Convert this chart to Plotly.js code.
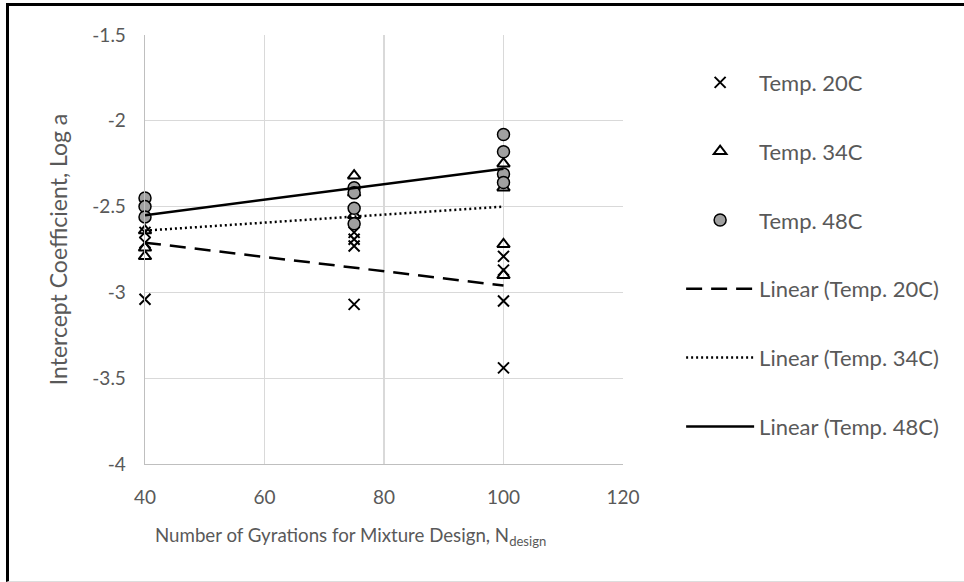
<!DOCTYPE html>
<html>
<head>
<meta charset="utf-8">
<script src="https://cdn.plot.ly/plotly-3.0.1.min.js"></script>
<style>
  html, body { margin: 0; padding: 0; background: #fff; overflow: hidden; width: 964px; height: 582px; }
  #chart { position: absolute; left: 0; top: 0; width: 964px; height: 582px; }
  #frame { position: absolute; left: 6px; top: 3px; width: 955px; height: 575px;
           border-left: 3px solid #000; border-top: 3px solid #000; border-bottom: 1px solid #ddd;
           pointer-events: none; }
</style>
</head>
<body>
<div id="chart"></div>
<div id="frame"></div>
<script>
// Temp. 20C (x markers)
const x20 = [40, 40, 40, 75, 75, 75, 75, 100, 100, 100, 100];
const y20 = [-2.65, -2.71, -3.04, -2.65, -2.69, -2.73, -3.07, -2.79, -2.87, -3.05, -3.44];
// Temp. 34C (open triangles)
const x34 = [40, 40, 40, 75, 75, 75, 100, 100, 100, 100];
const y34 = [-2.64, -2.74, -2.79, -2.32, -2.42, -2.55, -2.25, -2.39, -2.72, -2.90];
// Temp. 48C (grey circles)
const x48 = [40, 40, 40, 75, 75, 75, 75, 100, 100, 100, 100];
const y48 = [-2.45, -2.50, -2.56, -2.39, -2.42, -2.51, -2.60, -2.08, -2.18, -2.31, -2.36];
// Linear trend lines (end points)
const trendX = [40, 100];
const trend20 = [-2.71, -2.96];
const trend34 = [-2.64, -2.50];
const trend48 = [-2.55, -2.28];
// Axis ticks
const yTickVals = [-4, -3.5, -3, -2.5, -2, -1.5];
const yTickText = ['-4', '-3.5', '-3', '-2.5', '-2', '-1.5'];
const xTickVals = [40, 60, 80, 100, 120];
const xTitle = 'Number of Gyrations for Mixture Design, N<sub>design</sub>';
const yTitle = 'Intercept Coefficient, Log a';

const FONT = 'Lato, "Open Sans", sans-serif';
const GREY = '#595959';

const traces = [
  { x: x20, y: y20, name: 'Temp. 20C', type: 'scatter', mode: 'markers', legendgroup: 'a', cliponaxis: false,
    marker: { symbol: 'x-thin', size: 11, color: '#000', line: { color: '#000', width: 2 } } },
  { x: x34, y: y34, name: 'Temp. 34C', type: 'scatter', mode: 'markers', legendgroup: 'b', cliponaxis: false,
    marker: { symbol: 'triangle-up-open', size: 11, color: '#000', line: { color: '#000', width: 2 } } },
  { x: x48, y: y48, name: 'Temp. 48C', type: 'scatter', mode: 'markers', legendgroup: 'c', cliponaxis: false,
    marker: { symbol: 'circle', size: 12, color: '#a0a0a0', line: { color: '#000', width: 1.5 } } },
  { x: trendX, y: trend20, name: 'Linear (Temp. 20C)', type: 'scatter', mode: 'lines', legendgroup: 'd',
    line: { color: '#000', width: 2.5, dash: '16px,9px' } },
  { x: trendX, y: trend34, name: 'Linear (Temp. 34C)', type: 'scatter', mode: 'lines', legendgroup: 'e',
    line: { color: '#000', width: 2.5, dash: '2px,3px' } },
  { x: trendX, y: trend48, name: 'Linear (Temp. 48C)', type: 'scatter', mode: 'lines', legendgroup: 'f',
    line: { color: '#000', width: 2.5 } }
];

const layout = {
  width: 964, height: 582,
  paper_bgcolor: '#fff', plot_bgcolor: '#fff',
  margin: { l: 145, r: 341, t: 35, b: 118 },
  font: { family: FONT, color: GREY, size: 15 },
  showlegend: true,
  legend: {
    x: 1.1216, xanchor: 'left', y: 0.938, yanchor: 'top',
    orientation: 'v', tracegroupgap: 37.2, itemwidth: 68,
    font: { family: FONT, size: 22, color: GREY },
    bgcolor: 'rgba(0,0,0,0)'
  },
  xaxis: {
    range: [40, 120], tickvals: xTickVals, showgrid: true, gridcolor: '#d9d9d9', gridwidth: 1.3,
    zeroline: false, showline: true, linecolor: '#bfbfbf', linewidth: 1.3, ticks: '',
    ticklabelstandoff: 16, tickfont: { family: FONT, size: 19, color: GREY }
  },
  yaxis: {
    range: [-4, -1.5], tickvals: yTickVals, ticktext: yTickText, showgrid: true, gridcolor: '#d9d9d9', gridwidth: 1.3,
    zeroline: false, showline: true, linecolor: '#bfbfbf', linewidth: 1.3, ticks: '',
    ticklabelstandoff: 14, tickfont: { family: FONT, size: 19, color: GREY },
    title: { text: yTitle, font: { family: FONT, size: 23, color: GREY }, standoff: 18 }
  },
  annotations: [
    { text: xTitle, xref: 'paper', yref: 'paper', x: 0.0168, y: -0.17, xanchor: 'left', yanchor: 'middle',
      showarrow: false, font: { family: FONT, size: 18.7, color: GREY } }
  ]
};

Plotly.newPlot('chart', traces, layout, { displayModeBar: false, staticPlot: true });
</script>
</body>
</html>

*Goal*
Set down all the data again exactly as above, pictures excluded.

*Answer to this exercise*
Convert this chart to Plotly.js code.
<!DOCTYPE html>
<html>
<head>
<meta charset="utf-8">
<script src="https://cdn.plot.ly/plotly-3.0.1.min.js"></script>
<style>
  html, body { margin: 0; padding: 0; background: #fff; overflow: hidden; width: 964px; height: 582px; }
  #chart { position: absolute; left: 0; top: 0; width: 964px; height: 582px; }
  #frame { position: absolute; left: 6px; top: 3px; width: 955px; height: 575px;
           border-left: 3px solid #000; border-top: 3px solid #000; border-bottom: 1px solid #ddd;
           pointer-events: none; }
</style>
</head>
<body>
<div id="chart"></div>
<div id="frame"></div>
<script>
// Temp. 20C (x markers)
const x20 = [40, 40, 40, 75, 75, 75, 75, 100, 100, 100, 100];
const y20 = [-2.65, -2.71, -3.04, -2.65, -2.69, -2.73, -3.07, -2.79, -2.87, -3.05, -3.44];
// Temp. 34C (open triangles)
const x34 = [40, 40, 40, 75, 75, 75, 100, 100, 100, 100];
const y34 = [-2.64, -2.74, -2.79, -2.32, -2.42, -2.55, -2.25, -2.39, -2.72, -2.90];
// Temp. 48C (grey circles)
const x48 = [40, 40, 40, 75, 75, 75, 75, 100, 100, 100, 100];
const y48 = [-2.45, -2.50, -2.56, -2.39, -2.42, -2.51, -2.60, -2.08, -2.18, -2.31, -2.36];
// Linear trend lines (end points)
const trendX = [40, 100];
const trend20 = [-2.71, -2.96];
const trend34 = [-2.64, -2.50];
const trend48 = [-2.55, -2.28];
// Axis ticks
const yTickVals = [-4, -3.5, -3, -2.5, -2, -1.5];
const yTickText = ['-4', '-3.5', '-3', '-2.5', '-2', '-1.5'];
const xTickVals = [40, 60, 80, 100, 120];
const xTitle = 'Number of Gyrations for Mixture Design, N<sub>design</sub>';
const yTitle = 'Intercept Coefficient, Log a';

const FONT = 'Lato, "Open Sans", sans-serif';
const GREY = '#595959';

const traces = [
  { x: x20, y: y20, name: 'Temp. 20C', type: 'scatter', mode: 'markers', legendgroup: 'a', cliponaxis: false,
    marker: { symbol: 'x-thin', size: 11, color: '#000', line: { color: '#000', width: 2 } } },
  { x: x34, y: y34, name: 'Temp. 34C', type: 'scatter', mode: 'markers', legendgroup: 'b', cliponaxis: false,
    marker: { symbol: 'triangle-up-open', size: 11, color: '#000', line: { color: '#000', width: 2 } } },
  { x: x48, y: y48, name: 'Temp. 48C', type: 'scatter', mode: 'markers', legendgroup: 'c', cliponaxis: false,
    marker: { symbol: 'circle', size: 12, color: '#a0a0a0', line: { color: '#000', width: 1.5 } } },
  { x: trendX, y: trend20, name: 'Linear (Temp. 20C)', type: 'scatter', mode: 'lines', legendgroup: 'd',
    line: { color: '#000', width: 2.5, dash: '16px,9px' } },
  { x: trendX, y: trend34, name: 'Linear (Temp. 34C)', type: 'scatter', mode: 'lines', legendgroup: 'e',
    line: { color: '#000', width: 2.5, dash: '2px,3px' } },
  { x: trendX, y: trend48, name: 'Linear (Temp. 48C)', type: 'scatter', mode: 'lines', legendgroup: 'f',
    line: { color: '#000', width: 2.5 } }
];

const layout = {
  width: 964, height: 582,
  paper_bgcolor: '#fff', plot_bgcolor: '#fff',
  margin: { l: 145, r: 341, t: 35, b: 118 },
  font: { family: FONT, color: GREY, size: 15 },
  showlegend: true,
  legend: {
    x: 1.1216, xanchor: 'left', y: 0.938, yanchor: 'top',
    orientation: 'v', tracegroupgap: 37.2, itemwidth: 68,
    font: { family: FONT, size: 22, color: GREY },
    bgcolor: 'rgba(0,0,0,0)'
  },
  xaxis: {
    range: [40, 120], tickvals: xTickVals, showgrid: true, gridcolor: '#d9d9d9', gridwidth: 1.3,
    zeroline: false, showline: true, linecolor: '#bfbfbf', linewidth: 1.3, ticks: '',
    ticklabelstandoff: 16, tickfont: { family: FONT, size: 19, color: GREY }
  },
  yaxis: {
    range: [-4, -1.5], tickvals: yTickVals, ticktext: yTickText, showgrid: true, gridcolor: '#d9d9d9', gridwidth: 1.3,
    zeroline: false, showline: true, linecolor: '#bfbfbf', linewidth: 1.3, ticks: '',
    ticklabelstandoff: 14, tickfont: { family: FONT, size: 19, color: GREY },
    title: { text: yTitle, font: { family: FONT, size: 23, color: GREY }, standoff: 18 }
  },
  annotations: [
    { text: xTitle, xref: 'paper', yref: 'paper', x: 0.0168, y: -0.17, xanchor: 'left', yanchor: 'middle',
      showarrow: false, font: { family: FONT, size: 18.7, color: GREY } }
  ]
};

Plotly.newPlot('chart', traces, layout, { displayModeBar: false, staticPlot: true });
</script>
</body>
</html>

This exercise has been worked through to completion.